Survey design panels
Survey tools need to address a number of objectives. They need to add something new without reinventing the wheel and should build on the existing body of evidence. They need to be detailed enough to avoid superficial insights, but short enough to be respectful of respondents’ time.
Finally, they need to capture the local context, which means engaging a variety of stakeholders across different locations – from government ministries to international NGOs and civil society organisations.
Samuel Hall and the PDUW consortium partners convened experts working on displacement and refugee integration for (virtual) workshops to delve into the survey, reflecting on the flow and the content of the tool.
This process gave the survey important context: asking questions around gender may be appropriate in Kenya but might alienate respondents in Jordan; religion in Ethiopia is a complex and multi-layered affair while in Afghanistan it is better to not ask about it at all; a list of assets to use as a proxy for income should include an iron in Kenya but a sewing machine in Ethiopia.

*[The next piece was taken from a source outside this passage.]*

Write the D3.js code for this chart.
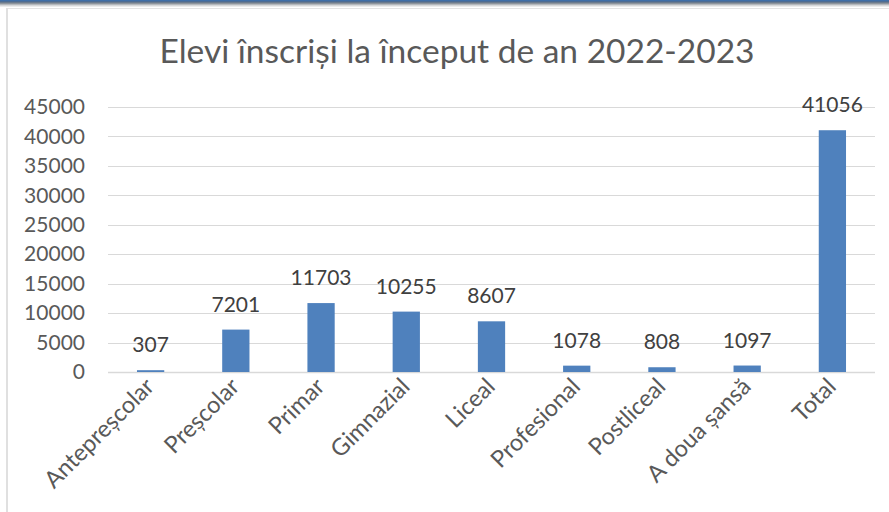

Panel meetings with experts in all research locations led to significant improvements to the survey. Bridge building between those working on similar matters in different functions (and across countries) was an additional bonus of the co-design process.
Focus group insights
Our research framework revolves around self-reliance, 'good' livelihoods and wellbeing. Established metrics do exist for some of these themes, but were not designed with our specific target population and contexts in mind, so garnering the perspectives of displaced people was crucial.
How could we build on commonly used indicators and indices while ensuring that we captured what an undocumented young male Somali refugee or a widowed Syrian mother of three might think? How different would their answers be to: What constitutes wellbeing for you? What does it mean to be self-reliant? Would these concepts mean the same thing to everyone? How does the absence of self-reliance impact wellbeing?
These discussions were insightful. All ages and genders stressed the importance of social cohesion: “If I have no consensus with my neighbours, the Amharic proverb follows ‘who eats alone, dies alone’. At times of hardship, no one assists a person who led a solitary life. Thus, a person should live in harmony with others.” We confirmed that livelihoods and wellbeing go hand in hand.
The importance of 'respect' was evident in all four countries: “When your pocket is empty, you will be valueless. You will have no respect from the family.”
An important component to wellbeing, not sufficiently reflected in the survey initially, was prospects and hope for the future or “having a clear plan in life”. Conversely, “wasting one’s time” was mentioned by many as detrimental to wellbeing. The tool was adapted to reflect these and many other insights from the potential interviewees themselves.
Designing research together
The spirit of co-design will feature prominently in the rest of this project and in our future research going forward. Not only was co-design instrumental for the survey tool itself – the design panels and focus group discussions proved valuable in their own right.
A range of voices helping to craft solid research and strong tools is a rewarding process and a key step towards best practice in research design more broadly.